GOAL » Print exactly, please, the lines from the top of the entries below up to and including the line with "from matplotlib.offsetbox import", and nothing else; pictures are excluded.

LISTED RECORDS »
%%

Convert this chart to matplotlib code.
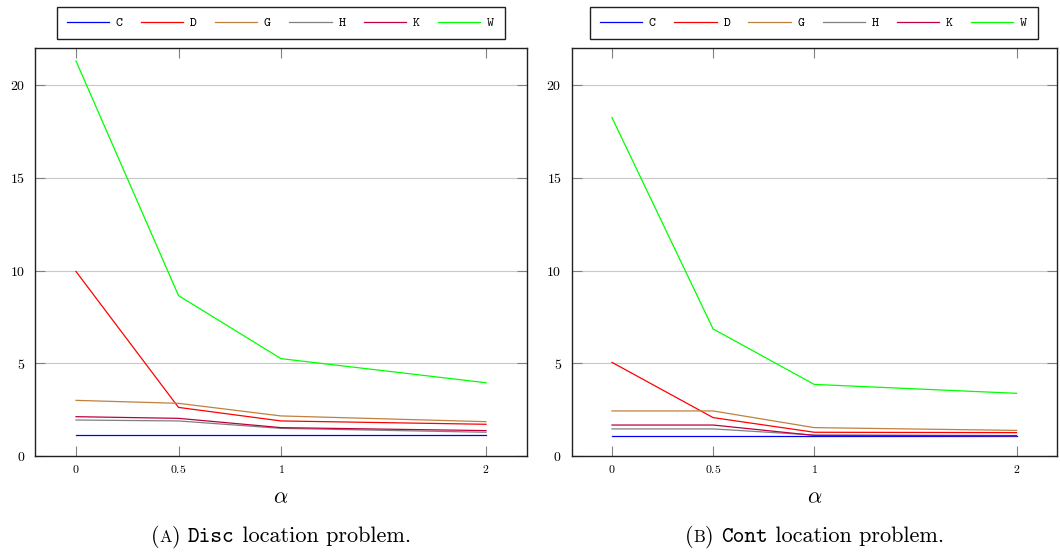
import matplotlib
matplotlib.use("Agg")
import matplotlib.pyplot as plt
from matplotlib.offsetbox import TextArea, HPacker, AnchoredOffsetbox

plt.rcParams['mathtext.fontset'] = 'cm'
plt.rcParams['font.family'] = ['cmr10', 'DejaVu Serif']
plt.rcParams['axes.formatter.use_mathtext'] = True

alphas = [0, 0.5, 1, 2]
series_names = ['C', 'D', 'G', 'H', 'K', 'W']
colors = ['#0000ff', '#ff0000', '#bf8040', '#808080', '#bf0040', '#00ff00']

disc_C = [1.11, 1.11, 1.11, 1.11]
disc_D = [9.95, 2.62, 1.89, 1.71]
disc_G = [3.00, 2.84, 2.16, 1.85]
disc_H = [1.94, 1.89, 1.49, 1.28]
disc_K = [2.12, 2.03, 1.53, 1.37]
disc_W = [21.30, 8.65, 5.25, 3.95]

cont_C = [1.09, 1.09, 1.09, 1.09]
cont_D = [5.05, 2.07, 1.28, 1.26]
cont_G = [2.43, 2.43, 1.53, 1.38]
cont_H = [1.46, 1.46, 1.13, 1.10]
cont_K = [1.67, 1.67, 1.11, 1.10]
cont_W = [18.25, 6.85, 3.86, 3.38]

yticks = [0, 5, 10, 15, 20]
xtick_labels = ['0', '0.5', '1', '2']

panels = [
    ([disc_C, disc_D, disc_G, disc_H, disc_K, disc_W], 'A', 'Disc'),
    ([cont_C, cont_D, cont_G, cont_H, cont_K, cont_W], 'B', 'Cont'),
]

fig = plt.figure(figsize=(10.6, 5.56), dpi=100)
positions = [
    [35 / 1060, 100 / 556, 492 / 1060, 408 / 556],
    [571.5 / 1060, 100 / 556, 485.5 / 1060, 408 / 556],
]

for (data, letter, word), pos in zip(panels, positions):
    ax = fig.add_axes(pos)
    for name, vals, c in zip(series_names, data, colors):
        ax.plot(alphas, vals, color=c, lw=0.9, label=r'$\mathtt{%s}$' % name)
    ax.set_xlim(-0.2, 2.2)
    ax.set_ylim(0, 22)
    ax.set_xticks(alphas)
    ax.set_xticklabels([r'$%s$' % t for t in xtick_labels])
    ax.set_yticks(yticks)
    ax.set_yticklabels([r'$%d$' % t for t in yticks])
    ax.yaxis.grid(True, color='#c8c8c8', lw=0.8)
    ax.set_axisbelow(True)
    ax.tick_params(axis='x', direction='in', length=7, width=0.8, color='#808080',
                   top=True, bottom=True, labelsize=8.5, pad=5)
    ax.tick_params(axis='y', direction='in', length=7, width=0.8, color='#808080',
                   left=True, right=True, labelsize=10, pad=7)
    for s in ax.spines.values():
        s.set_color('#202020')
        s.set_linewidth(1.0)
    ax.set_xlabel(r'$\alpha$', fontsize=16, labelpad=9)
    leg = ax.legend(loc='lower center', bbox_to_anchor=(0.5, 1.022), ncol=6,
                    fontsize=9.5, frameon=True, fancybox=False, edgecolor='#202020',
                    framealpha=1, handlelength=3.2, columnspacing=1.33,
                    handletextpad=0.45, borderpad=0.75, borderaxespad=0)
    leg.get_frame().set_linewidth(1.0)

    cx = pos[0] + pos[2] / 2
    parts = [
        TextArea('(', textprops=dict(fontsize=16, family='cmr10')),
        TextArea(letter, textprops=dict(fontsize=12, family='cmr10')),
        TextArea(') ', textprops=dict(fontsize=16, family='cmr10')),
        TextArea(word, textprops=dict(fontsize=16, family='cmtt10')),
        TextArea(' location problem.', textprops=dict(fontsize=16, family='cmr10')),
    ]
    box = HPacker(children=parts, align='baseline', pad=0, sep=0)
    anch = AnchoredOffsetbox(loc='center', child=box, frameon=False,
                             bbox_to_anchor=(cx, 19 / 556),
                             bbox_transform=fig.transFigure, pad=0, borderpad=0)
    fig.add_artist(anch)

fig.savefig('out.png', dpi=100)
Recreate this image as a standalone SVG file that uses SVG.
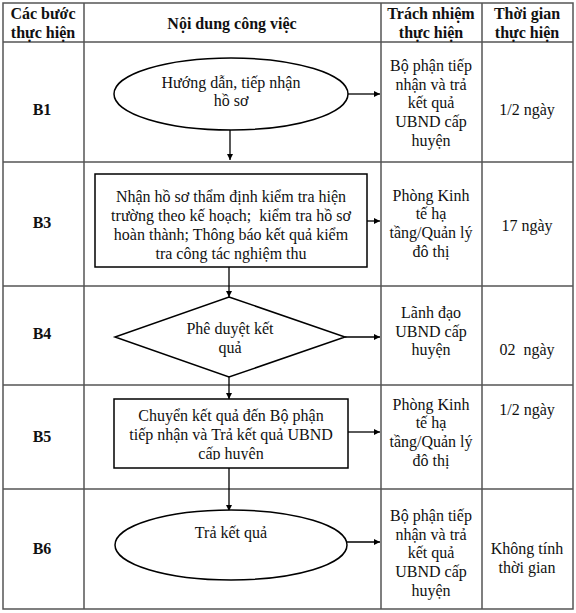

%%

SOLUTION TO THE PROBLEM »
Convert this chart to matplotlib code.
import matplotlib
matplotlib.use("Agg")
import matplotlib.pyplot as plt
from matplotlib.offsetbox import TextArea, HPacker, AnchoredOffsetbox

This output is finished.